Android: Digital Asset Links
Android's equivalent of Associated Domains is Digital Asset Links. The mechanism is similar: Auth0 serves a JSON file at a well-known path, your app declares the association, and credential managers use the file to scope suggestions to your app rather than the shared Auth0 domain.
Configure Auth0 to serve the assetlinks.json file
In the same Device Settings section, find the Android configuration. Enter your app's package name (e.g., com.yourapp.app) and the SHA-256 fingerprint of your signing certificate.
You can get the fingerprint from your keystore:
keytool -list -v -keystore your-release-key.jks -alias your-key-alias
If you want autofill to work during development as well as in production, add both your release and debug fingerprints. The debug keystore is typically at ~/.android/debug.keystore with alias androiddebugkey and password android:
keytool -list -v -keystore ~/.android/debug.keystore -alias androiddebugkey -storepass android -keypass android
Auth0 generates the Digital Asset Links file and serves it at https://auth.yourdomain.com/.well-known/assetlinks.json.
Verify the association
Google provides a verification endpoint:
https://digitalassetlinks.googleapis.com/v1/statements:list?source.web.site=https://auth.yourdomain.com&relation=delegate_permission/common.handle_all_urls
A successful response lists your app's package name and confirms the association is valid. If your package name and fingerprint are present in the response, credential managers can associate logins with your app.
Test credential autofill
With the association in place, Android credential managers (Google Password Manager, 1Password, Samsung Pass) associate credentials saved on auth.yourdomain.com with your app's package. On the login screen, your credential manager should offer suggestions scoped to your app rather than all Auth0-powered apps on the device.

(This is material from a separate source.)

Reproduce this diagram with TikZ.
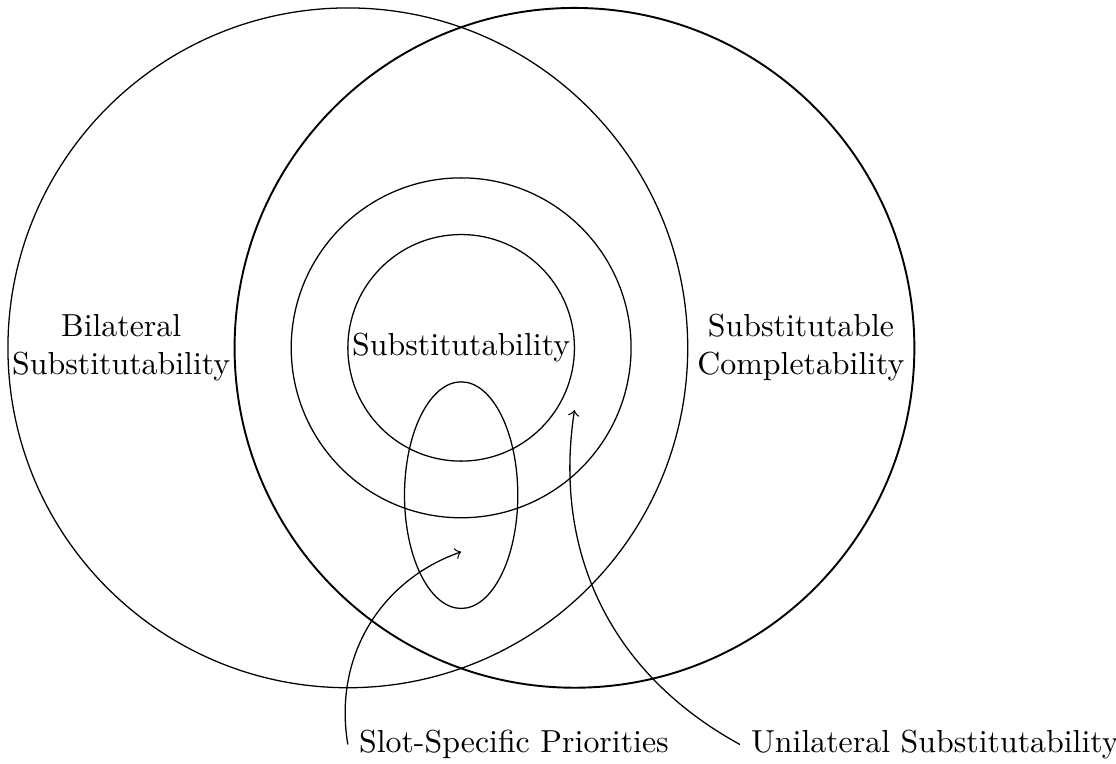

What Happens to Existing Users
If you're adding a custom domain to an existing app where users have already saved credentials to the old us.auth0.com subdomain, those saved credentials won't automatically migrate. Users will need to save them again to the new domain.
For most apps this is low friction: the user logs in once with their existing credentials, their password manager offers to save them to the new domain, and they're set. If you want to reduce any confusion, a brief mention in your release notes or a login-screen prompt can guide users through it.
The underlying Auth0 account is the same tenant. User records, roles, and application configuration carry over. Only the login domain changes.
Branding
The functional improvements are the reason to do this, but there's a secondary benefit: users see auth.yourdomain.com in the browser bar during login rather than something.us.auth0.com. For anyone paying attention, your domain in the URL bar during authentication is a small trust signal. It also means your login flow doesn't advertise your infrastructure vendor.
Summary
The credential isolation problem is easy to overlook in development because developers typically have a single Auth0-powered app installed. Users in the real world often don't. A custom domain makes your login page a first-class part of your domain rather than a subtenant of a shared platform.
The setup is dashboard-driven. You're configuring a CNAME, entering a Team ID and Bundle ID for iOS, entering a package name and fingerprint for Android, and flipping the domain in your SDK initialization. Auth0 handles the TLS certificate, the AASA file, and the assetlinks.json file automatically once you've provided the identifying information.
If you're building a mobile app on Auth0, this is worth completing before your first public release. Credential associations form when users first save passwords. Starting with the right domain means users build the right habits from the beginning, and you avoid the migration friction later.